• **Supplied material**:
# # # # # # #

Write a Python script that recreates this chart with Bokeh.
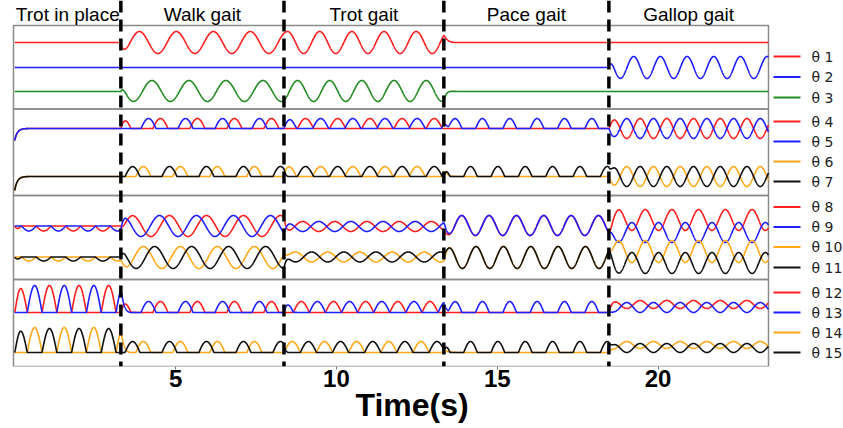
import numpy as np
from bokeh.plotting import figure
from bokeh.models import Range1d, FixedTicker, Title
from bokeh.core.properties import value
from bokeh.embed import file_html
from bokeh.resources import INLINE

# ---------------- data ----------------
GAITS = ["Trot in place", "Walk gait", "Trot gait", "Pace gait", "Gallop gait"]
SWITCH_T = [0.0, 3.3, 8.37, 13.34, 18.47, 23.43]      # s, gait switch instants
PERIOD = [0.92, 1.15, 1.0, 0.85, 0.83]                # s, oscillation period per gait
HUMP_CUT = [0.0, 0.3, 0.0, 0.0, 0.0]                  # swing-phase cut of knee humps
X_TICKS = [5, 10, 15, 20]
LABELS = ["θ %d" % i for i in range(1, 16)]
COLORS = ["#ff1f1f", "#1f1fff", "#228b22",
          "#ff1f1f", "#1f1fff", "#ffa81a", "#111111",
          "#ff1f1f", "#1f1fff", "#ffa81a", "#111111",
          "#ff1f1f", "#1f1fff", "#ffa81a", "#111111"]

# waveform kind per gait: f flat, s sine, h hump (rectified), d dip
SHAPE = ["fssff", "ffffs", "fssff",
         "fhhfs", "fhhhs", "fhhfs", "fhhhs",
         "dssss", "dssss", "dssss", "dssss",
         "hhhfs", "hhhhs", "hhhfs", "hhhhs"]
AMP = [[0, 11, 11, 0, 0], [0, 0, 0, 0, 11], [0, 10.5, 10.5, 0, 0],
       [0, 10, 10, 0, 10], [0, 10, 10, 10, 10], [0, 10, 10, 0, 10], [0, 10, 10, 10, 10],
       [5, 10.5, 5, 10, 10.5], [5, 10.5, 5, 10, 10], [4, 11, 5, 11, 11], [4, 11, 5, 11, 10.5],
       [27, 11, 11, 0, 4], [27, 11, 11, 11, 5], [25, 11, 11, 0, 3.5], [24, 11, 11, 11, 4.5]]
PHASE = [[0, -1.57, 0.88, 0, 0], [0, 0, 0, 0, 2.02], [0, 2.58, -1.07, 0, 0],
         [0, 1.13, -2.64, 0, 0.51], [0, -3.13, 0.69, -1.01, 3.65],
         [0, -2.25, 0.69, 0, 3.65], [0, -0.40, -2.64, 1.72, 0.51],
         [1.71, -0.40, -2.07, -2.54, -0.70], [-1.43, 1.30, 1.07, -2.54, 2.44],
         [-1.43, -2.25, -0.69, 0.45, -0.70], [1.71, 2.12, 2.45, 0.45, 2.44],
         [0.48, 1.13, -1.82, 0, 0.51], [3.62, -3.13, 1.32, -1.01, 3.65],
         [3.62, -2.25, -0.06, 0, 3.65], [0.48, -0.40, -3.20, 1.72, 0.51]]
SHIFT = [[0, 0, 0, 0, 0], [0, 0, 0, 0, 0], [0, 0.5, 0.5, 0, 0],
         [0, 0, 0, 0, 0], [0, 0, 0, 0, 0], [0, 0, 0, 0, 0], [0, 0, 0, 0, 0],
         [0, 0, -0.5, 0.5, 6], [0, 0, -0.5, 0.5, -6.5], [0, -0.5, 0, -0.5, 5.5], [0, -0.5, 0, -0.5, -6],
         [0, 0, 0, 0, 8], [0, 0, 0, 0, 5], [0, 0, 0, 0, 7.5], [0, 0, 0, 0, 4.5]]
INIT = [0, 0, 0, -12, -12, -14, -14, 0, 0, 0, 0, 0, 0, 0, 0]
TAU = 0.08  # s, transition settling time

# ---------------- layout (pixel rows/cols of the picture) ----------------
W, H = 843, 428
PX0, PX_PER_S = 14.2, 32.17
def tx(px):
    return (px - PX0) / PX_PER_S

AXIS_ROW = 366
BASE_ROW = [42, 67, 91, 128, 128, 176, 176, 225.5, 225.5, 256.5, 256.5, 312, 312, 352, 352]
LEG_ROW = [56, 76.5, 97, 121, 141, 161, 181, 206.5, 226.5, 246.5, 267, 292, 312, 332, 352]
PANEL_EDGES = [25, 108.5, 195, 279, AXIS_ROW]

t = np.linspace(0, SWITCH_T[-1], 6000)

def wave(j, k, tt):
    kind = SHAPE[j][k]
    a, ph, off = AMP[j][k], PHASE[j][k], SHIFT[j][k]
    s = np.sin(2 * np.pi * (tt - SWITCH_T[k]) / PERIOD[k] + ph)
    if kind == "f":
        return np.full_like(tt, off, dtype=float)
    if kind == "s":
        return off + a * s
    if kind == "h":
        c = HUMP_CUT[k]
        return off + a * np.clip((s - c) / (1 - c), 0, None)
    return off - a * np.clip(s, 0, None)

def signal(j):
    v = np.zeros_like(t)
    for k in range(5):
        m = (t >= SWITCH_T[k]) & (t <= SWITCH_T[k + 1])
        tt = t[m]
        cur = wave(j, k, tt)
        prev = np.full_like(tt, INIT[j], dtype=float) if k == 0 else wave(j, k - 1, tt)
        v[m] = cur + (prev - cur) * np.exp(-(tt - SWITCH_T[k]) / TAU)
    return v

p = figure(width=W, height=H, x_range=Range1d(tx(0), tx(W)), y_range=Range1d(AXIS_ROW, 0),
           output_backend="svg", toolbar_location=None, y_axis_location=None,
           min_border_left=0, min_border_right=0, min_border_top=0,
           min_border_bottom=H - AXIS_ROW)
p.outline_line_color = None
p.xgrid.visible = False
p.ygrid.visible = False
p.background_fill_color = "white"

ax = p.xaxis[0]
ax.ticker = FixedTicker(ticks=X_TICKS)
ax.axis_line_color = None
ax.major_tick_out = 3
ax.major_tick_in = 0
ax.major_tick_line_color = "#777777"
ax.minor_tick_out = 0
ax.minor_tick_in = 0
ax.major_label_text_font = "Liberation Sans"
ax.major_label_text_font_style = "bold"
ax.major_label_text_font_size = "24px"
ax.major_label_text_color = "black"
ax.major_label_standoff = 0

p.add_layout(Title(text="Time(s)", text_font="Liberation Sans", text_font_style="bold",
                   text_font_size="32px", align="left", offset=355, standoff=-10,
                   text_color="black"), "below")

# panel frames
p.quad(left=tx(13), right=tx(768), top=PANEL_EDGES[:-1], bottom=PANEL_EDGES[1:],
       fill_color=None, line_color="#8a8a8a", line_width=1.5)

for j in range(15):
    p.line(t, BASE_ROW[j] - signal(j), line_color=COLORS[j], line_width=1.6)

# gait switch markers
p.segment(x0=SWITCH_T[1:5], y0=0, x1=SWITCH_T[1:5], y1=AXIS_ROW, line_color="black",
          line_width=3.5, line_dash="12 7")

# gait titles
mids = [(SWITCH_T[k] + SWITCH_T[k + 1]) / 2 for k in range(5)]
p.text(x=mids, y=[13.5] * 5, text=GAITS, text_font=value("Liberation Sans"),
       text_font_size="19px", text_align="center", text_baseline="middle", text_color="black")

# legends
p.segment(x0=[tx(773)] * 15, y0=LEG_ROW, x1=[tx(800)] * 15, y1=LEG_ROW,
          line_color=COLORS, line_width=2)
p.text(x=[tx(811)] * 15, y=LEG_ROW, text=LABELS, text_font=value("DejaVu Sans"),
       text_font_size="14px", text_align="left", text_baseline="middle", text_color="#222222")

open("out.html", "w").write(file_html(p, INLINE))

# # # # # # #

• **Task to complete**: Skip the images and write out the rest of the listing exactly.

• **Problem solution**:
Write a Python script that recreates this chart with Bokeh.
import numpy as np
from bokeh.plotting import figure
from bokeh.models import Range1d, FixedTicker, Title
from bokeh.core.properties import value
from bokeh.embed import file_html
from bokeh.resources import INLINE

# ---------------- data ----------------
GAITS = ["Trot in place", "Walk gait", "Trot gait", "Pace gait", "Gallop gait"]
SWITCH_T = [0.0, 3.3, 8.37, 13.34, 18.47, 23.43]      # s, gait switch instants
PERIOD = [0.92, 1.15, 1.0, 0.85, 0.83]                # s, oscillation period per gait
HUMP_CUT = [0.0, 0.3, 0.0, 0.0, 0.0]                  # swing-phase cut of knee humps
X_TICKS = [5, 10, 15, 20]
LABELS = ["θ %d" % i for i in range(1, 16)]
COLORS = ["#ff1f1f", "#1f1fff", "#228b22",
          "#ff1f1f", "#1f1fff", "#ffa81a", "#111111",
          "#ff1f1f", "#1f1fff", "#ffa81a", "#111111",
          "#ff1f1f", "#1f1fff", "#ffa81a", "#111111"]

# waveform kind per gait: f flat, s sine, h hump (rectified), d dip
SHAPE = ["fssff", "ffffs", "fssff",
         "fhhfs", "fhhhs", "fhhfs", "fhhhs",
         "dssss", "dssss", "dssss", "dssss",
         "hhhfs", "hhhhs", "hhhfs", "hhhhs"]
AMP = [[0, 11, 11, 0, 0], [0, 0, 0, 0, 11], [0, 10.5, 10.5, 0, 0],
       [0, 10, 10, 0, 10], [0, 10, 10, 10, 10], [0, 10, 10, 0, 10], [0, 10, 10, 10, 10],
       [5, 10.5, 5, 10, 10.5], [5, 10.5, 5, 10, 10], [4, 11, 5, 11, 11], [4, 11, 5, 11, 10.5],
       [27, 11, 11, 0, 4], [27, 11, 11, 11, 5], [25, 11, 11, 0, 3.5], [24, 11, 11, 11, 4.5]]
PHASE = [[0, -1.57, 0.88, 0, 0], [0, 0, 0, 0, 2.02], [0, 2.58, -1.07, 0, 0],
         [0, 1.13, -2.64, 0, 0.51], [0, -3.13, 0.69, -1.01, 3.65],
         [0, -2.25, 0.69, 0, 3.65], [0, -0.40, -2.64, 1.72, 0.51],
         [1.71, -0.40, -2.07, -2.54, -0.70], [-1.43, 1.30, 1.07, -2.54, 2.44],
         [-1.43, -2.25, -0.69, 0.45, -0.70], [1.71, 2.12, 2.45, 0.45, 2.44],
         [0.48, 1.13, -1.82, 0, 0.51], [3.62, -3.13, 1.32, -1.01, 3.65],
         [3.62, -2.25, -0.06, 0, 3.65], [0.48, -0.40, -3.20, 1.72, 0.51]]
SHIFT = [[0, 0, 0, 0, 0], [0, 0, 0, 0, 0], [0, 0.5, 0.5, 0, 0],
         [0, 0, 0, 0, 0], [0, 0, 0, 0, 0], [0, 0, 0, 0, 0], [0, 0, 0, 0, 0],
         [0, 0, -0.5, 0.5, 6], [0, 0, -0.5, 0.5, -6.5], [0, -0.5, 0, -0.5, 5.5], [0, -0.5, 0, -0.5, -6],
         [0, 0, 0, 0, 8], [0, 0, 0, 0, 5], [0, 0, 0, 0, 7.5], [0, 0, 0, 0, 4.5]]
INIT = [0, 0, 0, -12, -12, -14, -14, 0, 0, 0, 0, 0, 0, 0, 0]
TAU = 0.08  # s, transition settling time

# ---------------- layout (pixel rows/cols of the picture) ----------------
W, H = 843, 428
PX0, PX_PER_S = 14.2, 32.17
def tx(px):
    return (px - PX0) / PX_PER_S

AXIS_ROW = 366
BASE_ROW = [42, 67, 91, 128, 128, 176, 176, 225.5, 225.5, 256.5, 256.5, 312, 312, 352, 352]
LEG_ROW = [56, 76.5, 97, 121, 141, 161, 181, 206.5, 226.5, 246.5, 267, 292, 312, 332, 352]
PANEL_EDGES = [25, 108.5, 195, 279, AXIS_ROW]

t = np.linspace(0, SWITCH_T[-1], 6000)

def wave(j, k, tt):
    kind = SHAPE[j][k]
    a, ph, off = AMP[j][k], PHASE[j][k], SHIFT[j][k]
    s = np.sin(2 * np.pi * (tt - SWITCH_T[k]) / PERIOD[k] + ph)
    if kind == "f":
        return np.full_like(tt, off, dtype=float)
    if kind == "s":
        return off + a * s
    if kind == "h":
        c = HUMP_CUT[k]
        return off + a * np.clip((s - c) / (1 - c), 0, None)
    return off - a * np.clip(s, 0, None)

def signal(j):
    v = np.zeros_like(t)
    for k in range(5):
        m = (t >= SWITCH_T[k]) & (t <= SWITCH_T[k + 1])
        tt = t[m]
        cur = wave(j, k, tt)
        prev = np.full_like(tt, INIT[j], dtype=float) if k == 0 else wave(j, k - 1, tt)
        v[m] = cur + (prev - cur) * np.exp(-(tt - SWITCH_T[k]) / TAU)
    return v

p = figure(width=W, height=H, x_range=Range1d(tx(0), tx(W)), y_range=Range1d(AXIS_ROW, 0),
           output_backend="svg", toolbar_location=None, y_axis_location=None,
           min_border_left=0, min_border_right=0, min_border_top=0,
           min_border_bottom=H - AXIS_ROW)
p.outline_line_color = None
p.xgrid.visible = False
p.ygrid.visible = False
p.background_fill_color = "white"

ax = p.xaxis[0]
ax.ticker = FixedTicker(ticks=X_TICKS)
ax.axis_line_color = None
ax.major_tick_out = 3
ax.major_tick_in = 0
ax.major_tick_line_color = "#777777"
ax.minor_tick_out = 0
ax.minor_tick_in = 0
ax.major_label_text_font = "Liberation Sans"
ax.major_label_text_font_style = "bold"
ax.major_label_text_font_size = "24px"
ax.major_label_text_color = "black"
ax.major_label_standoff = 0

p.add_layout(Title(text="Time(s)", text_font="Liberation Sans", text_font_style="bold",
                   text_font_size="32px", align="left", offset=355, standoff=-10,
                   text_color="black"), "below")

# panel frames
p.quad(left=tx(13), right=tx(768), top=PANEL_EDGES[:-1], bottom=PANEL_EDGES[1:],
       fill_color=None, line_color="#8a8a8a", line_width=1.5)

for j in range(15):
    p.line(t, BASE_ROW[j] - signal(j), line_color=COLORS[j], line_width=1.6)

# gait switch markers
p.segment(x0=SWITCH_T[1:5], y0=0, x1=SWITCH_T[1:5], y1=AXIS_ROW, line_color="black",
          line_width=3.5, line_dash="12 7")

# gait titles
mids = [(SWITCH_T[k] + SWITCH_T[k + 1]) / 2 for k in range(5)]
p.text(x=mids, y=[13.5] * 5, text=GAITS, text_font=value("Liberation Sans"),
       text_font_size="19px", text_align="center", text_baseline="middle", text_color="black")

# legends
p.segment(x0=[tx(773)] * 15, y0=LEG_ROW, x1=[tx(800)] * 15, y1=LEG_ROW,
          line_color=COLORS, line_width=2)
p.text(x=[tx(811)] * 15, y=LEG_ROW, text=LABELS, text_font=value("DejaVu Sans"),
       text_font_size="14px", text_align="left", text_baseline="middle", text_color="#222222")

open("out.html", "w").write(file_html(p, INLINE))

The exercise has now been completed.